Here's the good news about the wilderness we're called into: we won't be alone. Psalm 91 teaches us that God is both refuge and fortress. "I will be with them in trouble," it says, and, "When they call to me, I will answer them." Though my own faith often stutters and falters, I have to believe some higher power has been with Mohamed, in and around him. What mere human power could have possibly brought a young boy through such an experience?

By the way, just so we're clear, Mohamed is a Muslim, a small but vital detail in the story. It brings us back to Romans 10: "For there is no distinction between Jew and Greek; the same Lord is Lord of all and is generous to all who call on him." Or, in the words of the 13th century Islamic mystic and poet, Rumi: "I am neither Christian, Jew, Zoroastrian, nor Muslim; I am neither of the East nor of the West, nor of the land nor of the sea. I seek the One, I know the One, I see the One, I invoke the One." Whatever name we use, God is with us when we ask, when we hear a call, when we we observe what's in and around us.

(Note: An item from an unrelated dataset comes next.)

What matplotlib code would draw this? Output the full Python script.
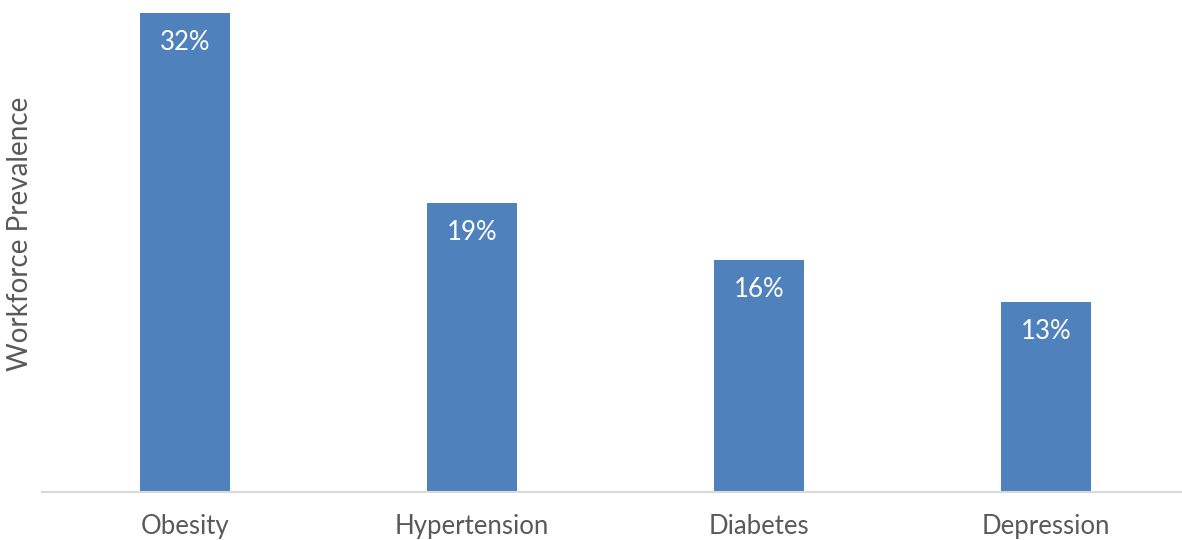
import matplotlib.pyplot as plt

categories = ['Obesity', 'Hypertension', 'Diabetes', 'Depression']
prevalence = [32.0, 19.3, 15.5, 12.7]


def main():
    plt.rcParams['font.family'] = ['Lato', 'DejaVu Sans']
    fig = plt.figure(figsize=(11.82, 5.4), dpi=100)
    ax = fig.add_axes([42 / 1182, 48 / 540, 1140 / 1182, 479 / 540])

    x = list(range(len(categories)))
    bars = ax.bar(x, prevalence, width=0.314, color='#4f81bd', zorder=2)

    for bar, val in zip(bars, prevalence):
        ax.annotate('{:.0f}%'.format(val),
                    (bar.get_x() + bar.get_width() / 2, bar.get_height()),
                    xytext=(0, -21), textcoords='offset points',
                    ha='center', va='center', color='white', fontsize=18.5)

    ax.set_xlim(-0.5, 3.474)
    ax.set_ylim(0, 32)
    ax.set_xticks(x)
    ax.set_xticklabels(categories, fontsize=18.5, color='#595959')
    ax.tick_params(axis='x', length=0, pad=16)
    ax.set_yticks([])
    ax.set_ylabel('Workforce Prevalence', fontsize=20, color='#595959')
    ax.yaxis.set_label_coords(-0.008, 0.539)

    for side in ['top', 'right', 'left']:
        ax.spines[side].set_visible(False)
    ax.spines['bottom'].set_color('#d9d9d9')
    ax.spines['bottom'].set_linewidth(1.5)
    ax.spines['bottom'].set_zorder(3)

    fig.savefig('out.png', dpi=100)


if __name__ == '__main__':
    main()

I return to Coles's question one last time: What do you do with what you've read? In Mohammed's case, after we listened to his and other students' moving stories of the violence and dislocation that brought them to this country, we had some food, and we played some music. We celebrated a little, and that seemed like the right thing to do. As the 26th chapter of Deuteronomy says, when God delivers people from evil into "a land flowing with milk and honey", "Then you together with the Levites and the aliens who reside among you, shall celebrate with all the bounty that the Lord your God has given to you and to your house."

Not one of us arrives at such brief moments of celebration without a willingness to look at and listen to the words and stories in and around us and without a willingness to enter the wilderness when called.